Last Updated on Saturday, 26 December 2015, 21:01 by GxMedia
University of Guyana union leaders on Friday said the hundreds of workers walked away empty handed from a meeting with Vice Chancellor Professor Jacob Opadeyi.
During his opening remarks at the more than one-hour long meeting with staff in the George Walcott Lecture Theatre (GWLT), he did not address burning concerns such as late payment of salaries and non-remittance of income tax, social security and insurance deductions.
The media were barred from entering the meeting.
Representatives of the UG Senior Staff Association (UGSSA) and the UG Workers Union (UGWU) said they have accepted Opadeyi’s invitation to meet with him next week to discuss their grievances.
It was only when Chairman of the UGSSA Dr Patsy Francis asked him to say whether late salaries would be a thing of the past that Opadeyi assured that salaries for July would not be paid late. He gave no guarantee beyond then.
While Opadeyi has said that the estimated GUY$400 to GUY$500 million debt would be wiped out after a special audit was completed by a team from the University of the West Indies (UWI), Francis was somewhat sceptical about that promise. The audit is scheduled to be finished by year-end.
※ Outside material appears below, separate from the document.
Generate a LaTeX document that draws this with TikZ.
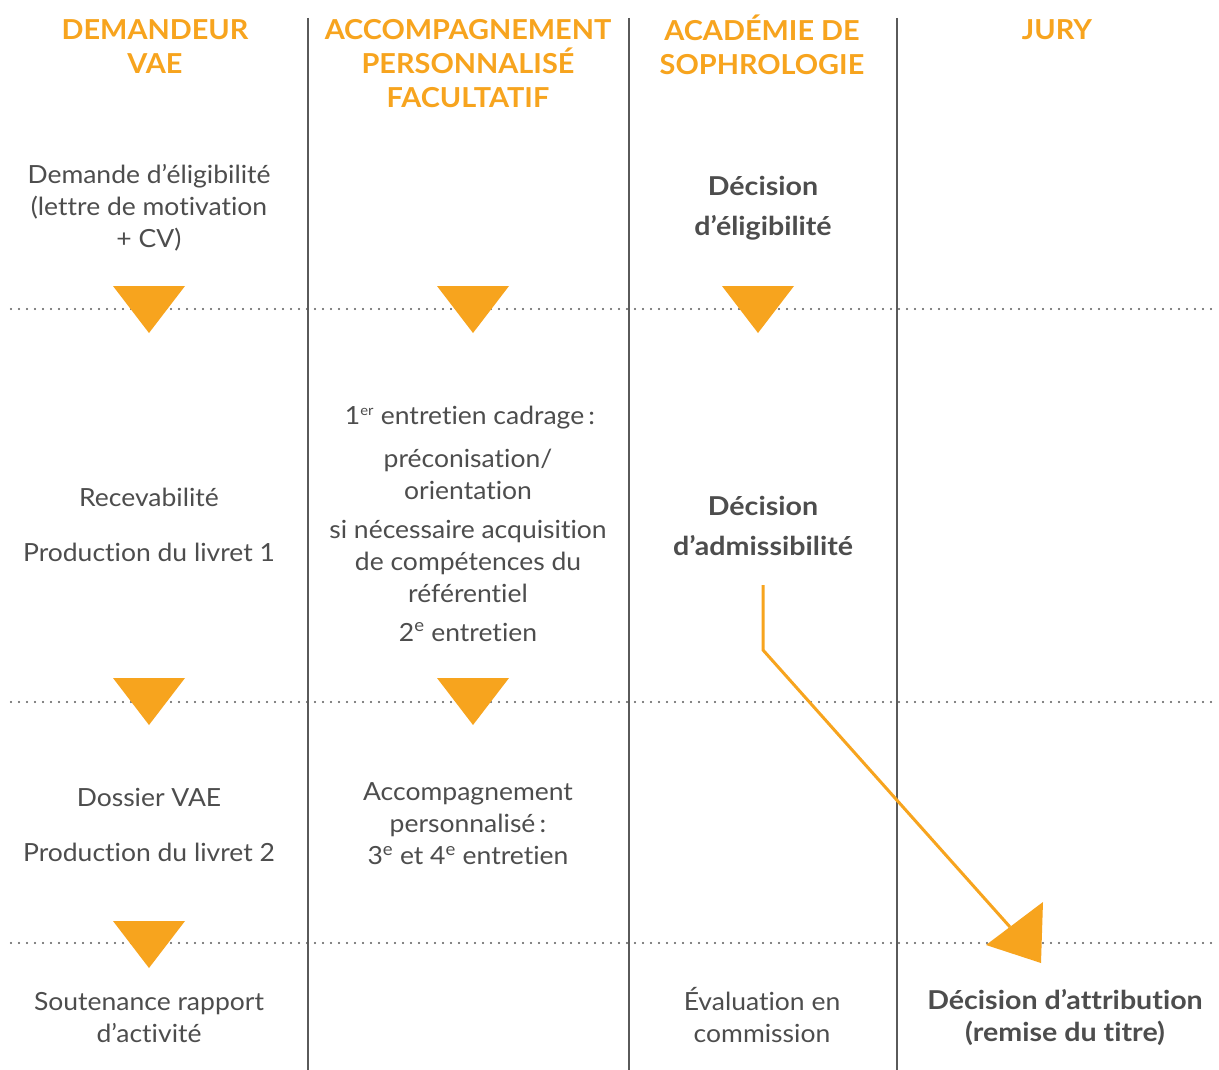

“We do not believe that the Vice Chancellor should peg the writing off of the debt to the end of the audit because, regardless of what the audit says, the debt has to be written off because there is no way we can move forward with the debt,” said Francis.
Opadeyi expressed concern that everyone was busy pointing accusing fingers rather than helping to change the archaic system at UG including working as lecturers for 10 years or more without promotion. He pledged to ensure that workers receive their increment and urged them to fight for their rights as no one could punish them for doing so.
Outspoken academic, Economics Professor Thomas Singh, speaking from the floor, asked Opadeyi what he has done to cultivate trust and suggested that his remarks were empty. “What are you doing about building trust?…It’s good to hear that so many things are wrong but what has been done to make things right,” said Singh.
UGSSA Vice Chairman Dr. Melissa Ifill later told reporters that the staff meeting with Opadeyi, which the unions had requested, turned out to be useless because no real solutions were offered.
“From the perspective of the unions, we do not believe that our concerns have been addressed. The Vice Chancellor has simply reiterated what we already know- the multiple, deep-seated problems at the University of Guyana,” she said.
Ifill said workers wanted to hear a “very clear” proposal on how to rescue the tertiary institution financially, addressing lack of morale on campus except for a “a lot of rhetoric, a lot of sound-bites, a lot of jokes, a lot of laughter.”
The UGSSA wanted specific proposals about a financial plan, salary increases and promotions. “We did not get the quality of the answers that we would have hoped for,” she said.
UGSSA Chairman, Dr. Francis called on the Vice Chancellor to cease plans to restructure UG’s departments and faculties until a report by a Jamaica consultancy firm on the institution has been adopted and discussed.